F5 Friday: THE Database Gets Some Love

The database has long been the black sheep of application infrastructure; oft dismissed with a casual hand-wave in discussions involving acceleration and scalability. Finally, the database gets some much deserved application delivery love.

THE database. We don’t really capitalize it but when we talk about it we do use an implied emphasis on “the” because the database is, regardless of how you look at it, the core of business and datacenter architectures. Mess with the database and, well, you mess with everything.

The database is the gatekeeper, the record-keeper, the storage solution for critical data without which applications and the users that rely upon them would simply stop being productive. Without it, apps are really not all that useful because the point of an application (from a technical perspective) is to provide an interface to the data.

Yet we have traditionally excluded THE database from general discussions of application delivery because it’s such a different beast from other applications and it’s really not a good area for experimentation because, after all, it’s THE database. Indeed the primary method of scaling a database has been either vertical (scale up) or distribution – managed by the database itself. With the exception of load balancing read versus writes to different instances, there’s been very little interaction between databases and load balancing solutions to date. It’s generally just too risky.

Of late, cloud computing has raised awareness of the problem of data and in particular the problem of transferring “big data” across bandwidth-constrained networks, namely THE WAN. That and the more general synchronization of data across disparate database instances (the “consistency” in Brewer’s CAP Theorem) has subsequently reawakened awareness and interest in the problems associated with database replication and synchronization across less-than-optimal network connections. That’s the Internet, in case you were wondering.

THE PROBLEM

The problem, interestingly enough, is one shared by other plus-sized applications such as virtual machine images. VMware’s VMotion, for example, often fails to transfer virtual machine images across long-distance WAN links in the required timeframe because there’s simply too much latency. Whether that’s caused by congestion or a constrained amount of bandwidth or just inefficient protocols isn’t nearly as important as the fact that, well, it fails. Which makes it very hard to get excited about the ability to migrate virtual machines across data centers or clouds. After all, if it’s going to fail more often than not, it’s just not reliable enough to form the basis for an IT strategy around scalability.

Similarly, the inability to perform database replication and synchronization reliably has continued to be a source of frustration for many attempting to formulate a strategy that includes applications distributed across clouds and data centers. Applications need their data, and users need consistent data. An application that spans multiple sites either has to distribute THE database at both sites to provide the requisite performance and risk consistency or configure all application instances to leverage a central database and risk performance and availability. Neither is really an acceptable solution. 

THE SOLUTION

Assuming that databases aren’t going to get smaller and the ability to reliably perform replication and synchronization across a WAN the only option left is to improve the WAN conditions such that it can be made to reliably perform such transfers. Well, okay, that’s not the only option – organizations could probably choose a solution that includes a direct link to the Internet backbone and thus eliminate the entire WAN problem for every application in their datacenter. But the costs associated with that make it an unlikely option. Improving the performance characteristics and reliability of THE WAN is the best option we have because we can control that, we can impact that, we can do something about it.

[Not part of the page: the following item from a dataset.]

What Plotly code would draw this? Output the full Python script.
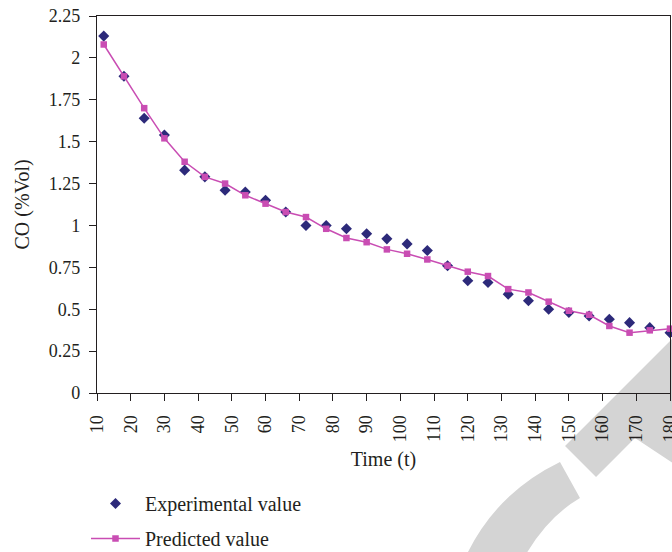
import plotly.graph_objects as go

# ---- data ----
time_t = [12, 18, 24, 30, 36, 42, 48, 54, 60, 66, 72, 78, 84, 90, 96, 102, 108,
          114, 120, 126, 132, 138, 144, 150, 156, 162, 168, 174, 180]
experimental = [2.13, 1.89, 1.64, 1.54, 1.33, 1.29, 1.21, 1.20, 1.15, 1.08, 1.00,
                1.00, 0.98, 0.95, 0.92, 0.89, 0.85, 0.76, 0.67, 0.66, 0.59, 0.55,
                0.50, 0.48, 0.46, 0.44, 0.42, 0.39, 0.36]
predicted = [2.08, 1.89, 1.70, 1.52, 1.38, 1.29, 1.25, 1.18, 1.13, 1.08, 1.05,
             0.98, 0.925, 0.90, 0.857, 0.831, 0.797, 0.76, 0.724, 0.698, 0.62,
             0.60, 0.545, 0.491, 0.467, 0.40, 0.36, 0.374, 0.384]
x_ticks = list(range(10, 181, 10))
y_ticks = [0, 0.25, 0.5, 0.75, 1, 1.25, 1.5, 1.75, 2, 2.25]
y_tick_labels = ["0", "0.25", "0.5", "0.75", "1", "1.25", "1.5", "1.75", "2", "2.25"]
x_title = "Time (t)"
y_title = "CO (%Vol)"

# ---- layout constants ----
W, H = 672, 552
ML, MR, MT, MB = 97, 2, 16, 159
PW, PH = W - ML - MR, H - MT - MB
FONT = "Liberation Serif, Times New Roman, serif"
EXP_COLOR = "#2d2a7a"
PRED_COLOR = "#c94db3"
WM = "#d4d4d4"


def P(px, py):
    return (px - ML) / PW, (MT + PH - py) / PH


def path(cmds):
    out = []
    for c in cmds:
        if isinstance(c, str):
            out.append(c)
        else:
            x, y = P(*c)
            out.append(f"{x:.4f},{y:.4f}")
    return " ".join(out)


fig = go.Figure()
fig.add_trace(go.Scatter(
    x=time_t, y=experimental, mode="markers", name="Experimental value",
    marker=dict(symbol="diamond", size=8.5, color=EXP_COLOR),
    cliponaxis=False, legendgroup="a"))
fig.add_trace(go.Scatter(
    x=time_t, y=predicted, mode="lines+markers", name="Predicted value",
    line=dict(color=PRED_COLOR, width=1.5),
    marker=dict(symbol="square", size=6.5, color=PRED_COLOR),
    cliponaxis=False, legendgroup="b"))

# watermark shapes (background decoration)
band = path(["M", (565, 446), "L", (720, 291), "L", (720, 494), "L", (635, 438),
             "L", (596, 477), "Z"])
arc = path(["M", (466, 556), "Q", (496, 493), (560, 462), "L", (580, 498),
            "Q", (547.5, 517), (525, 556), "Z"])
shapes = [dict(type="path", xref="paper", yref="paper", path=p, fillcolor=WM,
               line=dict(width=0), layer="below") for p in (band, arc)]

yt_x, yt_y = P(22, (MT + MT + PH) / 2)
annotations = [dict(text=y_title, xref="paper", yref="paper", x=yt_x, y=yt_y,
                    xanchor="center", yanchor="middle", textangle=-90,
                    showarrow=False, font=dict(size=20))]

fig.update_layout(
    width=W, height=H,
    margin=dict(l=ML, r=MR, t=MT, b=MB, pad=0, autoexpand=False),
    paper_bgcolor="white", plot_bgcolor="rgba(0,0,0,0)",
    font=dict(family=FONT, size=18, color="#231f20"),
    shapes=shapes,
    annotations=annotations,
    showlegend=True,
    legend=dict(xref="container", yref="container",
                x=86 / W, y=(H - 484) / H, xanchor="left", yanchor="top",
                font=dict(size=20), bgcolor="rgba(0,0,0,0)", itemwidth=49,
                traceorder="grouped", tracegroupgap=6),
    xaxis=dict(range=[10, 180], tickmode="array", tickvals=x_ticks, tickangle=-90,
               showgrid=False, zeroline=False, showline=True, linecolor="#231f20",
               linewidth=1.3, mirror=True, ticks="outside", ticklen=7,
               tickcolor="#231f20", tickwidth=1.3, ticklabelstandoff=7,
               ticklabeloverflow="allow", automargin=False,
               title=dict(text=x_title, font=dict(size=20), standoff=10)),
    yaxis=dict(range=[0, 2.25], tickmode="array", tickvals=y_ticks,
               ticktext=y_tick_labels, showgrid=False, zeroline=False,
               showline=True, linecolor="#231f20", linewidth=1.3, mirror=True,
               ticks="outside", ticklen=7, tickcolor="#231f20", tickwidth=1.3,
               ticklabelstandoff=5, automargin=False),
)

fig.write_html("out.html")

Being an F5 Friday post you’ve been waiting for the kool-aid, so here it comes – we have a solution that delivers a simplified, optimized WAN connection solution that allows reliable, secure transfer of “big data” on what are traditionally unreliable WAN connections. We’ve integrated BIG-IP® Local Traffic Manager™ and WAN Optimization Module™ with Oracle Database, providing optimized performance for joint customers. In much the same way as we integrated with VMware to provide the reliable, speedier transfer of virtual images across unreliable WAN connections, now we’re providing the same reliable exchange of data across the WAN for Oracle database. Integration, she is a beautiful thing, is she not?